The lesson I'll take from this is that I think God wants us to give from our need, not from our want. I wanted to save my money for lunch, but here was a man who needed it and I gave him a snake instead. I don't feel guilty about what I did or didn't do in this situation, but it feels like a teachable moment God was using to open my eyes to his plan, vs. the one I had for today and for the $20 in my pocket.

Thursday, June 11, 2009

"Help the Homeless!"


Often when walking in downtown Chicago I hear someone on the ground with a plastic cup calling out, "Help the Homeless!" This bugs me, not because someone is asking me for money, or that there are so many men and women on the street asking for money, but because they are asking for money in the third person.

What this tells me is that our society has minimized them and looks down on them as homeless. Perhaps they're on the street because they lost their job, lost their home, lost their family, or have lost precious years of their life due to an addiction to drugs or alcohol. But in today's society, all this seems to add up to the idea that the homeless have lost both their identity and their dignity. They are outcasts seeking the means to live day to day. And so when they ask for money, they ask for money in the third person. They are set apart from our society in the same way that lepers were forced to live on the outskirts of town during Jesus' lifetime.

It is doubly sad that the homeless today have accepted the position of second class citizens we have given them. We treat them like they don't have an identity so they have accepted that they don't have an identity. And that's the worse part.

The truth is that inside all of us is someone who is homeless. Someone who is not sure of who he is and where he's going. The most intimate request we can make to God or even to a friend is to admit our weakness and ask for help, but it's hard. It takes courage to be naked and vulnerable and say: "I'm unemployed, can you help me?" "I'm going to lose my house, can you help me?" "I haven't had anything to eat today, can you help me?"

Asking for help from another forces us to be in relationship.

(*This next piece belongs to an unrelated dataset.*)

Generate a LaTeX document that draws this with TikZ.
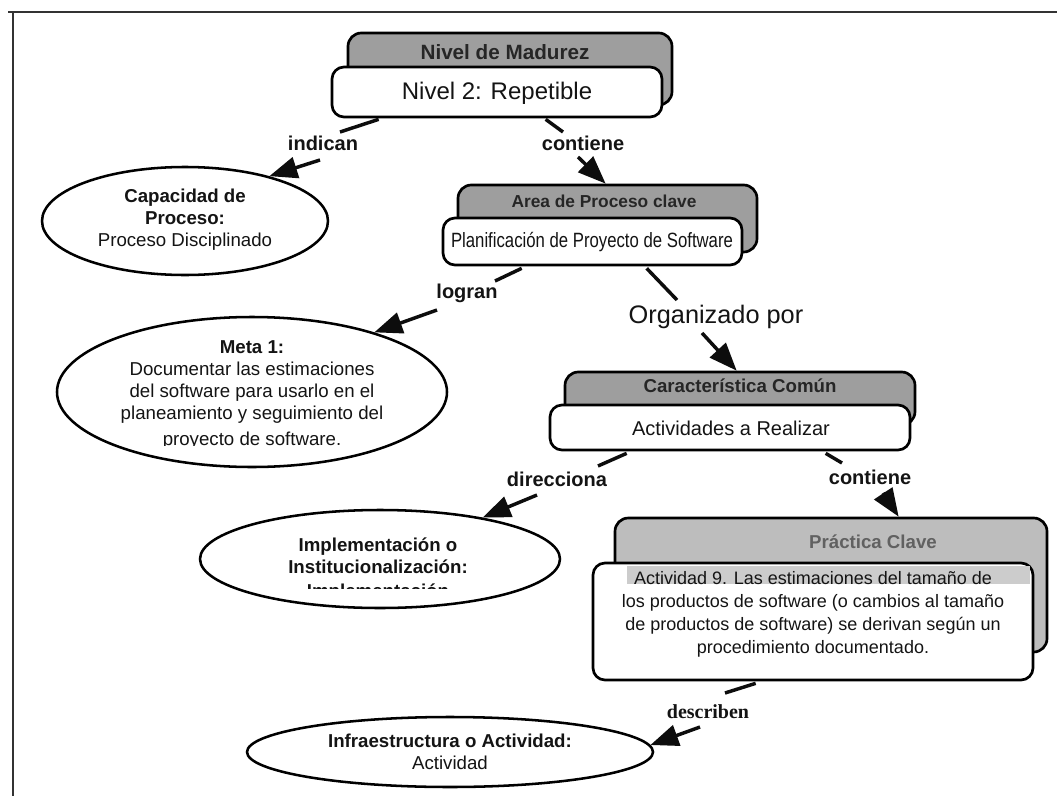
\documentclass[tikz,border=0pt]{standalone}
\usepackage{fontspec}
\setmainfont{Liberation Sans}
\newfontfamily\serifbold{Liberation Serif}
\usetikzlibrary{arrows.meta,calc,fit,shapes.geometric}

\begin{document}
\begin{tikzpicture}[x=0.75pt,y=-0.75pt,
  every node/.style={inner sep=0pt, text=black!92},
  backbox/.style={draw=black, line width=2pt, rounded corners=10pt, fill=black!38, inner sep=0pt},
  frontbox/.style={draw=black, line width=2pt, rounded corners=9pt, fill=white, inner sep=0pt},
  oval/.style={draw=black, line width=1.9pt, ellipse, fill=white, inner sep=0pt},
  head/.style={font=\bfseries\fontsize{14}{16}\selectfont, text=black!85},
  ovaltext/.style={align=center, font=\fontsize{14}{16.5}\selectfont},
  linktext/.style={font=\bfseries\fontsize{15}{18}\selectfont},
  link/.style={line width=2.6pt, draw=black!95},
  arrowlink/.style={link, -{Triangle[length=21pt,width=16pt]}}
]
% canvas and frame
\useasboundingbox (0,0) rectangle (1057,796);
\fill[white] (0,0) rectangle (1057,796);
\draw[line width=1.6pt, black!80] (8,12) -- (1057,12);
\draw[line width=1.6pt, black!80] (13,12) -- (13,796);

% level of maturity
\node[backbox, fit={(348,33) (672,105)}] (nivelback) {};
\node[head, font=\bfseries\fontsize{15.5}{18}\selectfont] (nivelhead) at (505,52) {Nivel de Madurez};
\node[frontbox, fit={(332,67) (662,117)}] (nivel) {};
\node[font=\fontsize{18}{20}\selectfont] (niveltext) at (497,93) {Nivel 2: Repetible};

% process capability
\node[oval, minimum width=214.5pt, minimum height=81pt] (cap) at (185,221) {};
\node[ovaltext] (captext) at (185,220) {\textbf{Capacidad de}\\\textbf{Proceso:}\\Proceso Disciplinado};

% key process area
\node[backbox, fit={(458,185) (757,252)}] (areaback) {};
\node[head, font=\bfseries\fontsize{13}{16}\selectfont] (areahead) at (604,201) {Area de Proceso clave};
\node[frontbox, fit={(443,218) (742,265)}] (area) {};
\node[font=\fontsize{15.5}{18}\selectfont] (areatext) at (592,242) {\scalebox{0.81}[1]{Planificación de Proyecto de Software}};

% goal
\node[oval, minimum width=292.5pt, minimum height=112.5pt] (meta) at (252,392) {};
\node[ovaltext] (metatext) at (252,382) {\textbf{Meta 1:}\\Documentar las estimaciones\\del software para usarlo en el\\planeamiento y seguimiento del};
\begin{scope}
  \clip (60,420) rectangle (445,445);
  \node[ovaltext, anchor=base] (metalast) at (252,445) {proyecto de software.};
\end{scope}

% common feature
\node[backbox, fit={(565,372) (915,425)}] (caractback) {};
\node[head] (caracthead) at (740,386) {Característica Común};
\node[frontbox, fit={(550,405) (910,450)}] (caract) {};
\node[font=\fontsize{15}{18}\selectfont] (caracttext) at (731,428) {Actividades a Realizar};

% implementation
\node[oval, minimum width=270pt, minimum height=73.5pt] (impl) at (380,559) {};
\node[ovaltext] (impltext) at (378,556) {\textbf{Implementación o}\\\textbf{Institucionalización:}};
\begin{scope}
  \clip (220,575) rectangle (540,588);
  \node[ovaltext, anchor=base, font=\bfseries\fontsize{14}{16.5}\selectfont] (impllast) at (378,597) {Implementación};
\end{scope}

% key practice
\node[backbox, fill=black!26, fit={(615,518) (1047,652)}] (practback) {};
\node[head, text=black!62] (practhead) at (873,542) {Práctica Clave};
\node[frontbox, fit={(593,563) (1033,680)}] (pract) {};
\fill[black!20] (627,566) rectangle (1030,584);
\node[align=center, font=\fontsize{13.5}{17.2}\selectfont] (practtext) at (813,614)
  {Actividad 9. Las estimaciones del tamaño de\\los productos de software (o cambios al tamaño\\de productos de software) se derivan según un\\procedimiento documentado.};

% infrastructure
\node[oval, minimum width=304.5pt, minimum height=52.5pt, ovaltext] (infra) at (450,752)
  {\textbf{Infraestructura o Actividad:}\\Actividad};

% link labels
\node[linktext] (indicanlbl) at (323,143) {indican};
\node[linktext] (contlblA) at (583,143) {contiene};
\node[linktext] (logranlbl) at (467,293) {logran};
\node[font=\fontsize{19}{22}\selectfont] (orglbl) at (716,317) {Organizado por};
\node[linktext] (dirlbl) at (557,479) {direcciona};
\node[linktext] (contlblB) at (870,477) {contiene};
\node[font=\serifbold\bfseries\fontsize{15}{18}\selectfont] (desclbl) at (708,712) {describen};

% connectors
\draw[link] ($(nivel.south west)+(48,1)$) -- ($(indicanlbl.center)+(17,-11)$);
\draw[arrowlink] ($(indicanlbl.center)+(-3,17)$) -- (cap.28);

\draw[link] ($(nivel.south west)+(215,1)$) -- ($(contlblA.center)+(-20,-11)$);
\draw[arrowlink] ($(contlblA.center)+(-5,14)$) -- ($(areaback.north west)+(149,0)$);

\draw[link] ($(area.south west)+(80,2)$) -- ($(logranlbl.center)+(28,-12)$);
\draw[arrowlink] ($(logranlbl.center)+(-30,17)$) -- (meta.26);

\draw[link] ($(area.south west)+(205,2)$) -- ($(orglbl.center)+(-39,-17)$);
\draw[arrowlink] ($(orglbl.center)+(-14,16)$) -- ($(caractback.north west)+(173,0)$);

\draw[link] ($(caract.south west)+(78,2)$) -- ($(dirlbl.center)+(41,-13)$);
\draw[arrowlink] ($(dirlbl.center)+(-20,16)$) -- (impl.22);

\draw[link] ($(caract.south west)+(277,2)$) -- ($(contlblB.center)+(-28,-14)$);
\draw[arrowlink] ($(contlblB.center)+(13,16)$) -- ($(practback.north west)+(285,0)$);

\draw[link] ($(pract.south west)+(164,2)$) -- ($(desclbl.center)+(17,-19)$);
\draw[arrowlink] ($(desclbl.center)+(-8,15)$) -- (infra.2);
\end{tikzpicture}
\end{document}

We admit that we are powerless to continue living on our own. More than a meal, shelter, or a job, our deepest desire is to be relationship, whether that is with a neighbor or with almighty God.

Viktor Frankl, is his book, Man's Search for Meaning, suggests, "He who has a WHY to live can bear almost any HOW." For Frankl as a prisoner in the Nazi concentration camps, his WHY was the hope of seeing his wife again and basked in the memory of their loving relationship while in reality, torture, starvation, and death flourished all around him.

So when we see someone on the street calling out and saying, "Help the Homeless," our response needs to be more than to give them a buck or some loose change. We need to challenge ourselves to look them in the eye, shake their hand, ask them their name and tell them yours. We need to challenge ourselves to treat them with dignity and be in relationship with them.

In doing so, we become the WHY that Frankl talks about. We give that man or woman on the street hope not only that they can get something to eat or find a room to sleep in, we give them hope that they are important, significant, and beloved.